Lake Kivu

Mount Nyiragongo from the UN apron.

When the UN contract in Haiti came to an end a little over a year ago, we headed to Goma in the Democratic Republic of Congo to fly for Monusco, the UN Peacekeeping Mission that has been trying to separate Congo’s warring factions for the last twenty years.

Our job is the same; the destinations are different. Instead of Port-au-Prince, Cap Hatïen and Santo Domingo, we shuttle to Kalemi, Kisangani, and Entebbe in Uganda. Occasionally we fly to Beni, about two hundred kilometres north of here, where sporadic attacks by an Islamic militia hamper international efforts to contain the Ebola outbreak.

Coming into land with Mount Nyiragongo in the background.

Goma huddles up against Gisenyi in Rwanda, on the shore of Lake Kivu. To the north, Mount Nyiragongo, an active volcano, smokes ominously, a constant reminder of the 2002 eruption that drove a swathe of molten lava through Goma and into the lake.

The city is five-thousand feet above sea level. Daily downpours in the rainy season wash away the film of sulfurous ash and keep the air cool. When the sun dips toward the horizon, it dapples the clouds crimson and the mountains guarding the edges of the lake fade to purple.

One of the best places to watch the sunset is from the bar of Hotel Linda. Fishing boats venture out for the evening catch: three boats tied together side-by-side with long poles protruding from their flanks, like the antennae of an enormous insect. It’s a tranquil scene, but danger lurks under the still surface of the lake.

You’d think that a volcano, armed rebels and the threat of Ebola would be enough for one region. But the three of them are dwarfed by the biggest danger of all, the lake itself.
Lake Kivu is part of the Rift Valley that tries to cleave the eastern third of Africa from the rest of the continent. The lake has an average depth of eight hundred feet, and a surface area of one thousand square miles.

Fishing boat on Lake Kivu

Brackish springs deep within the lake release water rich in carbon dioxide. Because the water is saline, it’s heavier than the fresh water above, so it stays at the bottom. Pressures of over forty atmospheres ensure that the carbon dioxide remains dissolved in the water. In some places the bacteria that live at the bottom of the lake feed on the carbon dioxide, turning it into methane. 
To the south-east, near the Rwandan shore, there’s a white structure that looks a bit like an oil rig. Rwanda is extracting methane from the water for power production. But the volume of methane is increasing faster than it is being used, and the water can only hold so much methane. When the pressure of the gas equals the pressure of the water, the dissolved gas will bubble and surge to the surface, forming a toxic blanket, displacing all the oxygen.
In 1986 something similar happened to Lake Nyos in Cameroon. The lake released a large cloud of carbon dioxide from its depths, suffocating almost two thousand people, and more than three-thousand cattle. Lake Nyos is a fraction of the size of Lake Kivu.
There, a solution was found to prevent it from happening again. Vents were installed to allow the gas to bubble out of the lake at a controlled rate. But a similar project for Lake Kivu might run into tens of millions of dollars, money that the Congo and Rwanda don’t have to spare.
A major disturbance, like a volcanic eruption, might trigger an overturn, with all the gas effervescing out at once, possibly causing a tsunami.

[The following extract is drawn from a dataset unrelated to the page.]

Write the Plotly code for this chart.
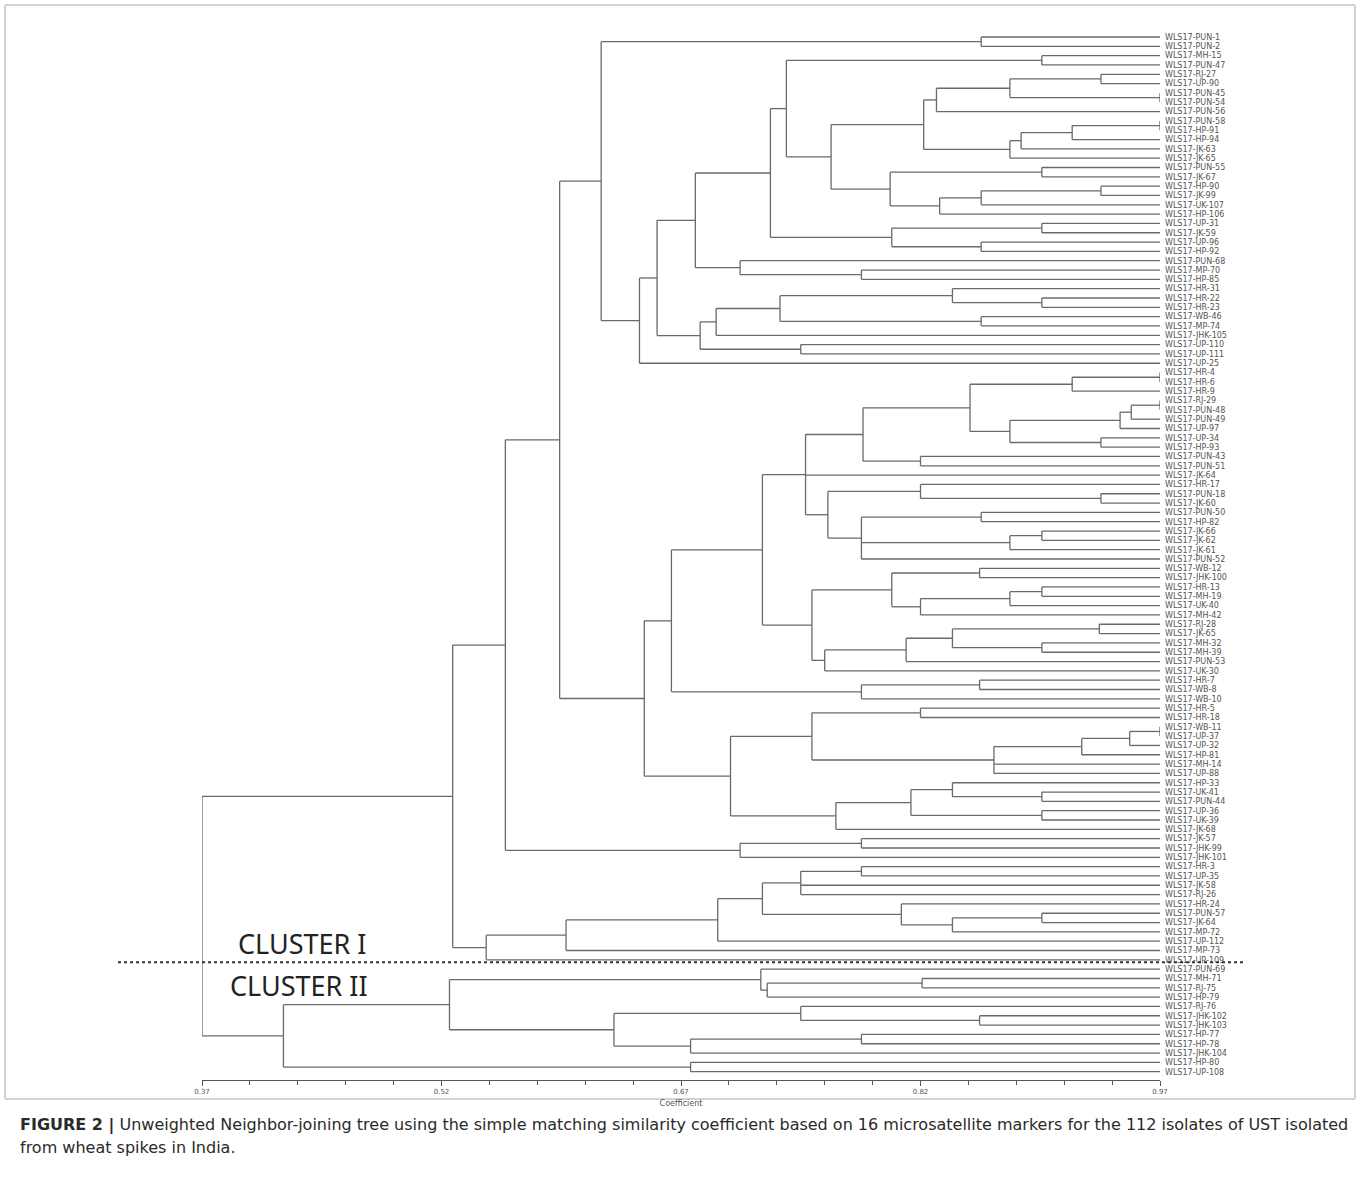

As in 2002, the volcanic eruption would send people fleeing to the lake shore. Those that avoid the lava, and don’t drown, will be suffocated in a gigantic gas cloud.  Two million people might die. 
Fortunately, it only happens every thousand years, or so. But the last overturn was about a thousand years ago. It’s almost due for another one. Scientists predict that the next overturn will only happen towards the end of this century… or when the volcano erupts. And nobody’s quite sure when that’s going to happen.